Square, based in San Francisco, launched its mobile credit card reader in October 2010, and it took off. More than 2 million individuals and businesses now use Square, and the company processes $6 billion a year in payments, spokesman Aaron Zamost said.

It accepts all major credit cards, and charges the vendor 2.75 percent of each sale when a card is swiped, and slightly more if a credit card number is manually entered. Then Square pays an undisclosed portion of those fees to the credit card companies.

"We're trying to keep prices as low as possible for small businesses," Zamost said.

The customer's credit card data doesn't stay on the phone, and is encrypted at the moment the card is swiped, Zamost said.

The company also offers Square Register, an app that retailers can use on an iPad to manage their businesses.

Sift cupcake and dessert bar in Santa Rosa uses Square Register to track company finances and pinpoint which cupcakes were best-sellers at an event. The technology has opened up a new avenue of sales for the cupcake crew, which often sells sweets at festivals and food truck events.

"To be able to, on the spot, make that sale and make that connection, is great," said Rebecah Samo, event and promotion manager at Sift.

A year ago, Square transactions sometimes were slow at festivals, when cellphone networks were overloaded, but that hasn't been an issue this year, Samo said.

"If you've been a merchant before with credit cards, this is awesome," said Leticia Tijerina, owner of Hand Made by Elle. "You come out saving probably at least $50 a month, and you don't have to have paper, you don't have to buy the machines ... I love it."

Before, as a vendor accepting credit cards, Tijerina had to submit to a credit check, and her credit score impacted the rate she was charged for transactions. Not so with Square; there is no credit check to get started. Traditional card scanners cost Tijerina about $1,000, plus monthly fees, a hefty sum when her weekly sales amount to about $200 to $500. At flea markets and festivals, she battled with the machine's dwindling battery life.

"I just keep this little thing in my purse at all times," Tijerina said of the reader. "It's worth it, because everyone wants to pay with credit cards, and they spend more."

PayPal, one of the earliest online payment systems to catch on among online retailers and consumers, arrived later to the mobile payments game. In March, the company launched its competing product, PayPal Here, which includes a credit card swiper that attaches to a cellphone the same way that Square does. Last week PayPal bought card.io, a startup that enables credit card scanning with a smartphone's built-in camera.

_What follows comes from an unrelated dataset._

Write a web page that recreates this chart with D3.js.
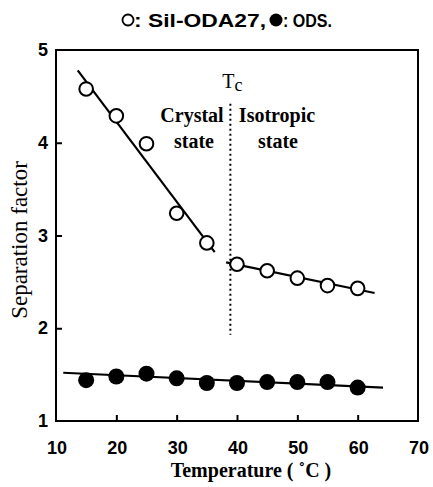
<!DOCTYPE html>
<html><head><meta charset="utf-8">
<script src="https://cdn.jsdelivr.net/npm/d3@7"></script>
<style>body{margin:0;background:#fff}svg{display:block}</style>
</head><body>
<svg id="c" width="433" height="487"></svg>
<script>
const temps = [15,20,25,30,35,40,45,50,55,60];
const silODA27 = [4.58,4.29,3.99,3.24,2.92,2.69,2.62,2.54,2.46,2.43];
const ods = [1.44,1.48,1.51,1.46,1.41,1.41,1.42,1.42,1.42,1.36];
const crystalFit = [[13.6,4.78],[36.3,2.82]];
const isoFit = [[38.2,2.71],[62.8,2.38]];
const odsFit = [[11.2,1.52],[64.2,1.36]];
const tc = 38.9;
const tcRange = [4.42,1.93];
const xTicks = [10,20,30,40,50,60,70];
const yTicks = [1,2,3,4,5];

const svg = d3.select('#c');
const L=56,R=418,T=50,B=421;
const x = d3.scaleLinear().domain([10,70]).range([L,R]);
const y = d3.scaleLinear().domain([1,5]).range([B,T]);
const sans='Liberation Sans, Arial, sans-serif';
const serif='Liberation Serif, Times New Roman, serif';

// frame
svg.append('rect').attr('x',L).attr('y',T).attr('width',R-L).attr('height',B-T)
  .attr('fill','none').attr('stroke','#000').attr('stroke-width',2);

// inward ticks
svg.append('g').attr('transform',`translate(0,${B})`)
  .call(d3.axisBottom(x).tickValues(xTicks.slice(1,-1)).tickSizeInner(-6).tickSizeOuter(0).tickFormat(''))
  .call(g=>{g.select('.domain').remove();g.selectAll('line').attr('stroke-width',2);});
svg.append('g').attr('transform',`translate(${L},0)`)
  .call(d3.axisLeft(y).tickValues(yTicks.slice(1,-1)).tickSizeInner(-6).tickSizeOuter(0).tickFormat(''))
  .call(g=>{g.select('.domain').remove();g.selectAll('line').attr('stroke-width',2);});

// tick labels
svg.append('g').selectAll('text').data(xTicks).join('text')
  .attr('x',d=>x(d)+1).attr('y',454).attr('text-anchor','middle')
  .attr('font-family',sans).attr('font-weight','bold').attr('font-size',18)
  .text(d=>d);
svg.append('g').selectAll('text').data(yTicks).join('text')
  .attr('x',48).attr('y',d=>y(d)+6).attr('text-anchor','end')
  .attr('font-family',sans).attr('font-weight','bold').attr('font-size',18)
  .text(d=>d);

// axis titles
svg.append('text').attr('transform','translate(27,240) rotate(-90)').attr('text-anchor','middle')
  .attr('font-family',serif).attr('font-size',23).text('Separation factor');
svg.append('text').attr('x',251).attr('y',477).attr('text-anchor','middle')
  .attr('font-family',serif).attr('font-weight','bold').attr('font-size',20).text('Temperature ( ˚C )');

// title (legend)
svg.append('circle').attr('cx',128).attr('cy',20).attr('r',5.5).attr('fill','#fff').attr('stroke','#000').attr('stroke-width',1.8);
svg.append('text').attr('x',134).attr('y',27).attr('font-family',sans).attr('font-weight','bold').attr('font-size',18)
  .attr('textLength',132).attr('lengthAdjust','spacingAndGlyphs').text(': Sil-ODA27,');
svg.append('circle').attr('cx',276).attr('cy',20).attr('r',6.5).attr('fill','#000');
svg.append('text').attr('x',283).attr('y',27).attr('font-family',sans).attr('font-weight','bold').attr('font-size',18)
  .attr('textLength',49).attr('lengthAdjust','spacingAndGlyphs').text(': ODS.');

// fit lines
const line = d3.line().x(d=>x(d[0])).y(d=>y(d[1]));
[crystalFit,isoFit,odsFit].forEach(f=>svg.append('path').attr('d',line(f)).attr('fill','none').attr('stroke','#000').attr('stroke-width',2.2));

// Tc dotted line
svg.append('line').attr('x1',x(tc)).attr('x2',x(tc)).attr('y1',y(tcRange[0])).attr('y2',y(tcRange[1]))
  .attr('stroke','#000').attr('stroke-width',2).attr('stroke-dasharray','2,3');

// annotations
const tcT = svg.append('text').attr('x',x(tc)-8).attr('y',88).attr('font-family',serif).attr('font-size',20);
tcT.append('tspan').text('T');
tcT.append('tspan').attr('font-size',18).attr('dy',3).text('c');
const ann=[['Crystal',192,122],['state',194,148],['Isotropic',277,122],['state',278,148]];
svg.append('g').selectAll('text').data(ann).join('text')
  .attr('x',d=>d[1]).attr('y',d=>d[2]).attr('text-anchor','middle')
  .attr('font-family',serif).attr('font-weight','bold').attr('font-size',20).text(d=>d[0]);

// points
svg.append('g').selectAll('circle').data(temps.map((t,i)=>[t,silODA27[i]])).join('circle')
  .attr('cx',d=>x(d[0])).attr('cy',d=>y(d[1])).attr('r',6.8)
  .attr('fill','#fff').attr('stroke','#000').attr('stroke-width',2);
svg.append('g').selectAll('circle').data(temps.map((t,i)=>[t,ods[i]])).join('circle')
  .attr('cx',d=>x(d[0])).attr('cy',d=>y(d[1])).attr('r',8).attr('fill','#000');
</script>
</body></html>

Local Girl Scout troops began using smartphones to accept credit card payments for cookies this spring. The troops used an attachment called GoPayment made by Intuit, a Mountain View company. That payment system also includes a credit card swiper that attaches to an iPhone, iPad or Android phone. Like Square, data is encrypted when the card is swiped and it isn't stored on the phone.

Before, the Girl Scouts rented credit card machines from Wells Fargo, but due to the cost only three machines were available to troops in a five-county area, said Dana Mallozzi, product sales director for the North Coast area of the Girl Scouts.

"Most people have an expectation that almost anywhere they go, a debit card will be accepted," Mallozzi said. "So for the longevity of our product sales, as the times are changing, our business model needs to change too, to accommodate our customers and their preferences."

Consumer applications that would allow smartphone users to make purchases with only their phone have been slower to take off. Google Wallet stalled since its launch in May 2011, limited because it works only on Sprint phones and with Citi MasterCard or a Google Prepaid Card. At a local Peet's Coffee, a manager said that since the Google Wallet scanner was installed a year ago, only one customer has used it to pay for their morning brew.

While dozens of companies are competing to build apps to allow customers to pay online with just a tap of the phone, it's a challenge to gain a critical mass of customers and retailers that download and use the feature. Starbucks is one company that has succeeded, and at a Santa Rosa location about 20 percent of customers are paying with smartphones, said salesman Trenton Williams. Customer Samantha Donohue switched from Peet's to Starbuck's because of the app.

"I'm more of a Peet's drinker, but my husband and I started coming here because of the incentives," Donohue said. "It's a really cool product."